A couple of weeks ago, I watched this movie when it showed up on Netflix, rather than waiting for today when it would have been more seasonally appropriate. Another in the vast crop of holiday-themed slasher pics that littered the horror landscape of the 80s, April Fool’s Day is essentially And Then There Were None, slasher-style, complete with all the expected Gothic trappings including secret histories and an evil twin. Or maybe it isn’t that at all?
I was expecting a passable entertainment, at best, but I actually sort of fell in love with it, even (especially) the much-reviled twist ending that grants the film an unusual distinction amongst slasher flicks.

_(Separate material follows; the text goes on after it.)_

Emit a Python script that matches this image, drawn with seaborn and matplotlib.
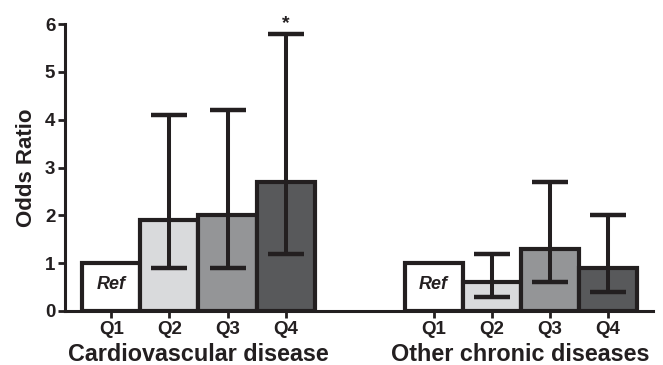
import matplotlib
matplotlib.use("Agg")
import matplotlib.pyplot as plt
import seaborn as sns
import pandas as pd

# odds ratios by quartile, two outcome groups
quartiles = ["Q1", "Q2", "Q3", "Q4"]
groups = ["Cardiovascular disease", "Other chronic diseases"]
cvd_or = [1.0, 1.9, 2.0, 2.7]
cvd_low = [1.0, 0.9, 0.9, 1.2]
cvd_high = [1.0, 4.1, 4.2, 5.8]
other_or = [1.0, 0.6, 1.3, 0.9]
other_low = [1.0, 0.3, 0.6, 0.4]
other_high = [1.0, 1.2, 2.7, 2.0]

colors = ["#ffffff", "#d9dadc", "#939598", "#58595b"]
edge = "#231f20"

# x positions: group offset leaves a gap between the two panels
offsets = [0.0, 5.55]
rows = []
for g, off, ors, lo, hi in zip(groups, offsets, [cvd_or, other_or],
                               [cvd_low, other_low], [cvd_high, other_high]):
    for i, q in enumerate(quartiles):
        rows.append({"group": g, "quartile": q, "x": off + i,
                     "OR": ors[i], "low": lo[i], "high": hi[i]})
df = pd.DataFrame(rows)

sns.set_style("ticks")
plt.rcParams["font.family"] = ["Liberation Sans", "DejaVu Sans"]
plt.rcParams["font.weight"] = "bold"

fig = plt.figure(figsize=(6.63, 3.65), dpi=100)
ax = fig.add_axes([0.098, 0.148, 0.887, 0.786])

sns.barplot(data=df, x="x", y="OR", hue="quartile", palette=colors,
            native_scale=True, dodge=False, width=1.0, errorbar=None,
            edgecolor=edge, linewidth=3, legend=False, ax=ax)

# confidence intervals (skip the reference bars)
ci = df[df["quartile"] != "Q1"]
ax.errorbar(ci["x"], ci["OR"],
            yerr=[ci["OR"] - ci["low"], ci["high"] - ci["OR"]],
            fmt="none", ecolor=edge, elinewidth=2.9, capsize=13, capthick=3.2,
            zorder=5)

# Ref labels and significance star
for off in offsets:
    ax.text(off, 0.55, "Ref", ha="center", va="center", fontsize=13,
            fontstyle="italic", fontweight="bold", color=edge)
q4 = df[(df["group"] == groups[0]) & (df["quartile"] == "Q4")].iloc[0]
ax.text(q4["x"], q4["high"] + 0.04, "*", ha="center", va="bottom",
        fontsize=14, fontweight="bold", color=edge)

ax.set_xlim(-0.8, 9.33)
ax.set_ylim(0, 6)
ax.set_yticks(range(7))
ax.set_xticks(df["x"])
ax.set_xticklabels(df["quartile"])
ax.tick_params(axis="both", labelsize=13.5, width=2, length=5, color=edge,
               labelcolor=edge, pad=2)
ax.set_xlabel("")
ax.set_ylabel("Odds Ratio", fontsize=16, fontweight="bold", color=edge,
              labelpad=6)
for s in ["left", "bottom"]:
    ax.spines[s].set_linewidth(2.2)
    ax.spines[s].set_color(edge)
sns.despine(ax=ax)

# group labels below the quartile ticks
for g, off in zip(groups, offsets):
    ax.text(off + 1.5, -0.11, g, transform=ax.get_xaxis_transform(),
            ha="center", va="top", fontsize=16.8, fontweight="bold", color=edge)

fig.savefig("out.png", dpi=100)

Directed by Fred Walton (When a Stranger Calls) and written by Danilo Bach (Beverly Hills Cop) the film is probably at its best in the early moments when the assembled crew are succumbing to various weird and mostly harmless April Fool’s Day pranks, though there are also some surprisingly effective scenes littered throughout, including a ferry accident and the revelation of one character’s secret back story.
The ending is what will make or break the film for most people, though, and in spite of the fact that it’s what the movie is best known for, and that the film is almost thirty years old, I’ll refrain from rehashing it here. Suffice it to say that I was in the “make” category. It didn’t hurt that the starring role was played by Deborah Foreman, who I loved in Sundown: The Vampire in Retreat.